Perform OCR on PDFs in Java

This guide explains how to use optical character recognition (OCR) functionality with Nutrient Java SDK to recognize and extract text from scanned PDFs and images. Before starting, ensure you’ve followed the steps in the OCR integration guide to enable OCR in Nutrient Java SDK. For more details on OCR technology and its applications, check out our comprehensive OCR overview guide.

Perform OCR on a PDF

Using OCR with Nutrient Java SDK is straightforward. The OCR functionality is handled via the OcrProcessor:

// Specify the file to perform OCR and open it.
File file = new File("ocrExample.pdf");
PdfDocument pdfDocument = PdfDocument.open(new FileDataProvider(file));

// Create a file to write the new document that will contain the OCR data extracted from the source document.
File outputFile = File.createTempFile("ocrOutput", ".pdf");
FileDataProvider outputDataProvider = new FileDataProvider(outputFile);

// Create the processor with the open document using the processor `Builder` and perform OCR.
OcrProcessor ocrProcessor = new OcrProcessor.Builder(pdfDocument).build();
ocrProcessor.performOcr(outputDataProvider);

The code above processes the ocrExample.pdf file and saves the result to ocrOutput.pdf. The resulting PDF makes previously image-only text, such as in scanned documents, fully searchable and annotatable.

Limit to a page range

To optimize processing time, you can limit OCR to specific pages using domain-specific knowledge:

// Create the processor with the open document and perform OCR only on page `0`.
Set<Integer> pages = new HashSet<>();
pages.add(0);
OcrProcessor ocrProcessor = new OcrProcessor.Builder(pdfDocument)
        .setPages(pages)
        .build();
ocrProcessor.performOcr(outputDataProvider);

The code above restricts OCR to the first page (page index 0, as pages are zero-based).

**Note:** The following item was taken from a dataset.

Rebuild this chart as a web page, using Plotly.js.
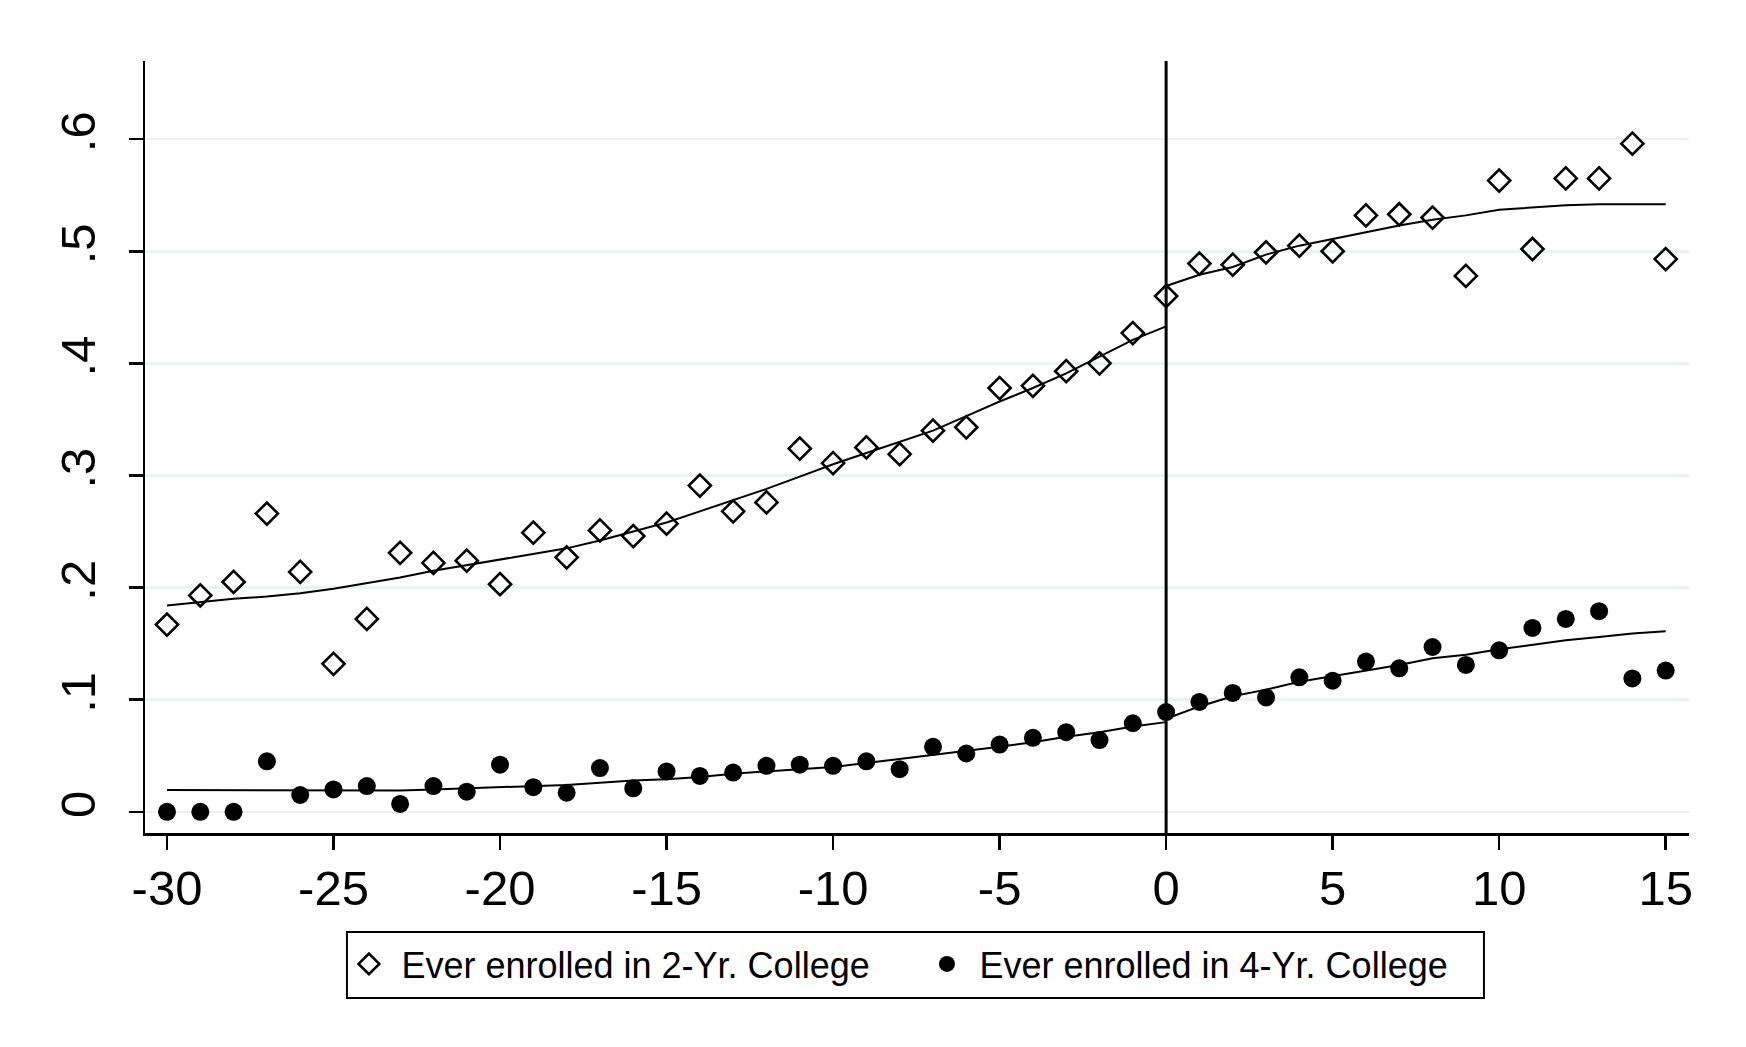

This approach drastically reduces processing time for large documents.

Language selection

To ensure accurate OCR results, specify the language of your document in OcrProcessor. By default, Nutrient Java SDK uses English, but you can change the OCR language as needed:

// Create the processor with the open document and perform OCR using the Finnish language.
OcrProcessor ocrProcessor = new OcrProcessor.Builder(pdfDocument)
        .setLanguage(OcrLanguage.Finnish)
        .build();
ocrProcessor.performOcr(outputDataProvider);

Refer to the OCR language support guide for a complete list of supported languages. This flexibility ensures precise text recognition for multilingual documents.